Data provided:
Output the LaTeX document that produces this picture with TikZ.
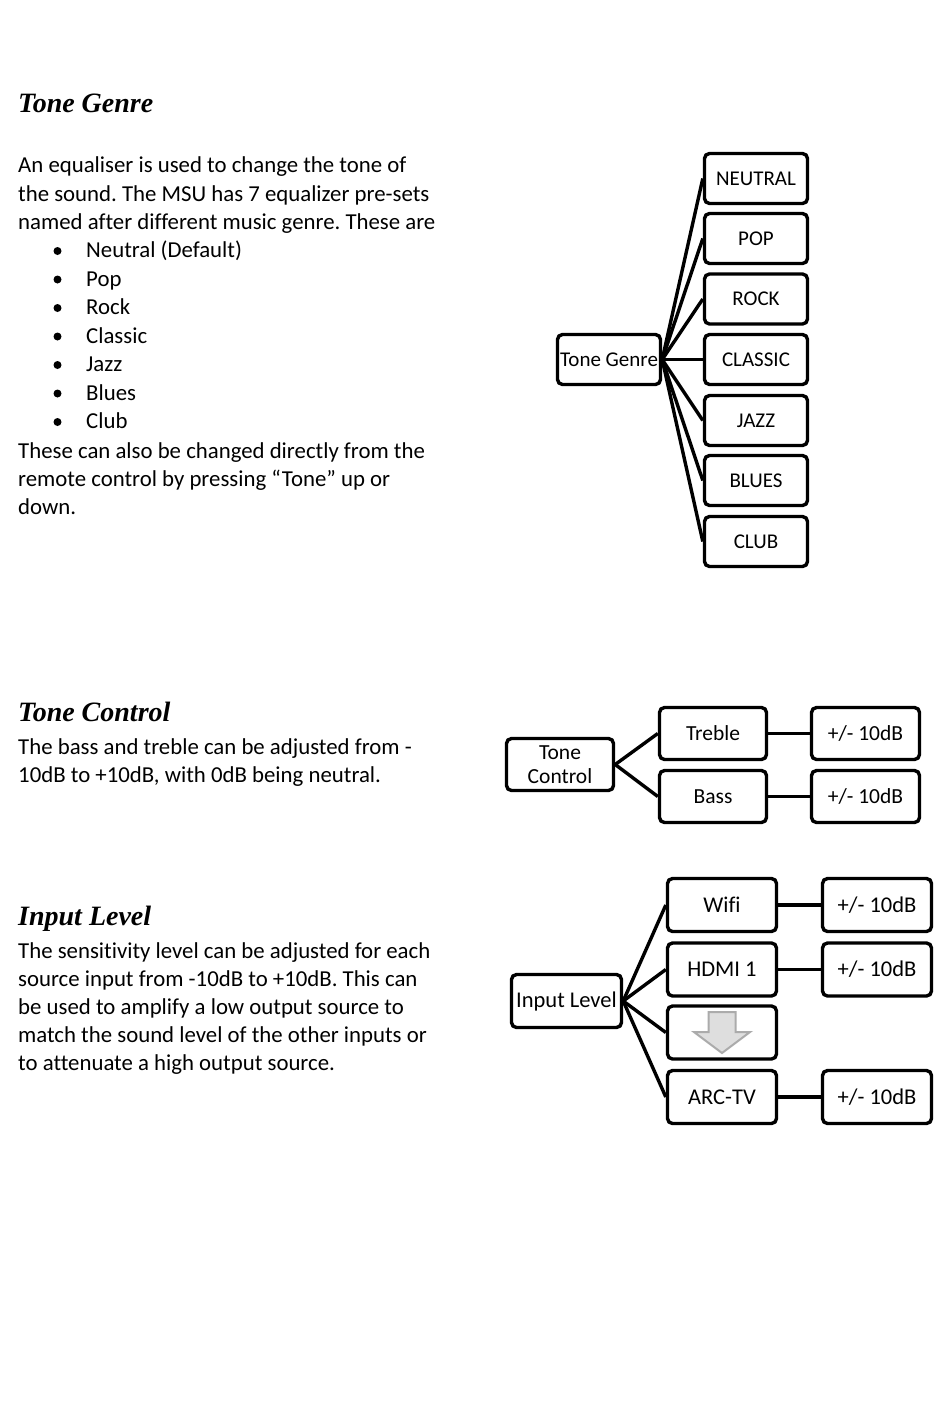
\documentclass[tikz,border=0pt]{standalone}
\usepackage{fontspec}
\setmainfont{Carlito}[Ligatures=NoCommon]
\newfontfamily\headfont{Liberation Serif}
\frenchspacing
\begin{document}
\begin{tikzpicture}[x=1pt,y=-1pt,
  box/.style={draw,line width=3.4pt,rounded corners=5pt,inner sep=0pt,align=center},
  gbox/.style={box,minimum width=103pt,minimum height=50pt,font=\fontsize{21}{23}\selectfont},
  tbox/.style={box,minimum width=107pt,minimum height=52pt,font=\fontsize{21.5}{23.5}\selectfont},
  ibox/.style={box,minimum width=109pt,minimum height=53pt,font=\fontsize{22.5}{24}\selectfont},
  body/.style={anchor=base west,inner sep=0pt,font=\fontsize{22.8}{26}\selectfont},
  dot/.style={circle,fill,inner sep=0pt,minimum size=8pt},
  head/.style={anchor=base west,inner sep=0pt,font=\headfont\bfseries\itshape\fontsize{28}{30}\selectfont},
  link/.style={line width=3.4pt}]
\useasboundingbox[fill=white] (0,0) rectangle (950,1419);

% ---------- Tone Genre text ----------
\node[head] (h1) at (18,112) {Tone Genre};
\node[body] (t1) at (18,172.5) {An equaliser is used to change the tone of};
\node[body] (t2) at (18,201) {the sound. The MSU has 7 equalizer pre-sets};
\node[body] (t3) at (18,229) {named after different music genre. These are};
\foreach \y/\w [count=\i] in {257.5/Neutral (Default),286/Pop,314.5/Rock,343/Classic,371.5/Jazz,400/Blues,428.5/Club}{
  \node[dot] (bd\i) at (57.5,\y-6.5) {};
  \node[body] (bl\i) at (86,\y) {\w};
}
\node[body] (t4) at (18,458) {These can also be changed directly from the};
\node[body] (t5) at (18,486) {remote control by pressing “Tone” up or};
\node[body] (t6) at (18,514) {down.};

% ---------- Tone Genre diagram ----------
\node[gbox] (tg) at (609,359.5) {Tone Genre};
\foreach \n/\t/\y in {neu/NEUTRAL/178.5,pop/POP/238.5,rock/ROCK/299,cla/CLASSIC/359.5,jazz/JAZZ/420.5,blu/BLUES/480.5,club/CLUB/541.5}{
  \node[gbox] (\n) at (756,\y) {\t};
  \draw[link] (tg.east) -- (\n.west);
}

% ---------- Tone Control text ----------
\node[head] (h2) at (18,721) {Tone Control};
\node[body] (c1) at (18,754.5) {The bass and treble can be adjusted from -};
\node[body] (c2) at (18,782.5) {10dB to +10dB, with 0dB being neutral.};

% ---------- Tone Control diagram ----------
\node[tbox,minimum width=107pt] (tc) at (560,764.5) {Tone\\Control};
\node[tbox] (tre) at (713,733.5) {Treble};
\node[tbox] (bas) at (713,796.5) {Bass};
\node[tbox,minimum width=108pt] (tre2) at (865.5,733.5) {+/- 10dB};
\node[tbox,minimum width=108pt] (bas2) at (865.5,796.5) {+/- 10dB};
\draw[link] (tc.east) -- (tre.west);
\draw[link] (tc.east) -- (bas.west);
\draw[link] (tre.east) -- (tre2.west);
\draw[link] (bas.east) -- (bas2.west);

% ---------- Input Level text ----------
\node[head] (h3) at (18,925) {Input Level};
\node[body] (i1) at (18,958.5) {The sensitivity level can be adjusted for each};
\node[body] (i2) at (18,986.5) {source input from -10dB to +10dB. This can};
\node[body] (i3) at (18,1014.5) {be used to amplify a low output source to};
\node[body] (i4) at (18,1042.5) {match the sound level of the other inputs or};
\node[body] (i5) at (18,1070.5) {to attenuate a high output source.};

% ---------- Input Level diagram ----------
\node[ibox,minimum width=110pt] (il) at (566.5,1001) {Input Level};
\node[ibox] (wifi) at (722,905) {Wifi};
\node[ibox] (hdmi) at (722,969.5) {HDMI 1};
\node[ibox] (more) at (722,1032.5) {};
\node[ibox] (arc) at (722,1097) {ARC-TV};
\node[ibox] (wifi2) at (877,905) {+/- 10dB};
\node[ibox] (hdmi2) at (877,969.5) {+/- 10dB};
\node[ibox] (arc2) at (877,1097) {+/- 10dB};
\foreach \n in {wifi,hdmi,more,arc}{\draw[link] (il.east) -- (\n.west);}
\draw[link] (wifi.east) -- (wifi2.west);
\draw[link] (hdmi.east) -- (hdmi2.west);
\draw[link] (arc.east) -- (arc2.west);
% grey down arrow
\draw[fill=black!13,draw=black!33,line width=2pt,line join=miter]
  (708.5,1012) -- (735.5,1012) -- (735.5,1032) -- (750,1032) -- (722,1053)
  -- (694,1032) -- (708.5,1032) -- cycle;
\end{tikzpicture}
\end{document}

Work to complete:
Repeat the listing above from its first line through the line that contains "(t6) at (18,514)", both included, and nothing more. Drop the pictures.

Answer to this problem:
Output the LaTeX document that produces this picture with TikZ.
\documentclass[tikz,border=0pt]{standalone}
\usepackage{fontspec}
\setmainfont{Carlito}[Ligatures=NoCommon]
\newfontfamily\headfont{Liberation Serif}
\frenchspacing
\begin{document}
\begin{tikzpicture}[x=1pt,y=-1pt,
  box/.style={draw,line width=3.4pt,rounded corners=5pt,inner sep=0pt,align=center},
  gbox/.style={box,minimum width=103pt,minimum height=50pt,font=\fontsize{21}{23}\selectfont},
  tbox/.style={box,minimum width=107pt,minimum height=52pt,font=\fontsize{21.5}{23.5}\selectfont},
  ibox/.style={box,minimum width=109pt,minimum height=53pt,font=\fontsize{22.5}{24}\selectfont},
  body/.style={anchor=base west,inner sep=0pt,font=\fontsize{22.8}{26}\selectfont},
  dot/.style={circle,fill,inner sep=0pt,minimum size=8pt},
  head/.style={anchor=base west,inner sep=0pt,font=\headfont\bfseries\itshape\fontsize{28}{30}\selectfont},
  link/.style={line width=3.4pt}]
\useasboundingbox[fill=white] (0,0) rectangle (950,1419);

% ---------- Tone Genre text ----------
\node[head] (h1) at (18,112) {Tone Genre};
\node[body] (t1) at (18,172.5) {An equaliser is used to change the tone of};
\node[body] (t2) at (18,201) {the sound. The MSU has 7 equalizer pre-sets};
\node[body] (t3) at (18,229) {named after different music genre. These are};
\foreach \y/\w [count=\i] in {257.5/Neutral (Default),286/Pop,314.5/Rock,343/Classic,371.5/Jazz,400/Blues,428.5/Club}{
  \node[dot] (bd\i) at (57.5,\y-6.5) {};
  \node[body] (bl\i) at (86,\y) {\w};
}
\node[body] (t4) at (18,458) {These can also be changed directly from the};
\node[body] (t5) at (18,486) {remote control by pressing “Tone” up or};
\node[body] (t6) at (18,514) {down.};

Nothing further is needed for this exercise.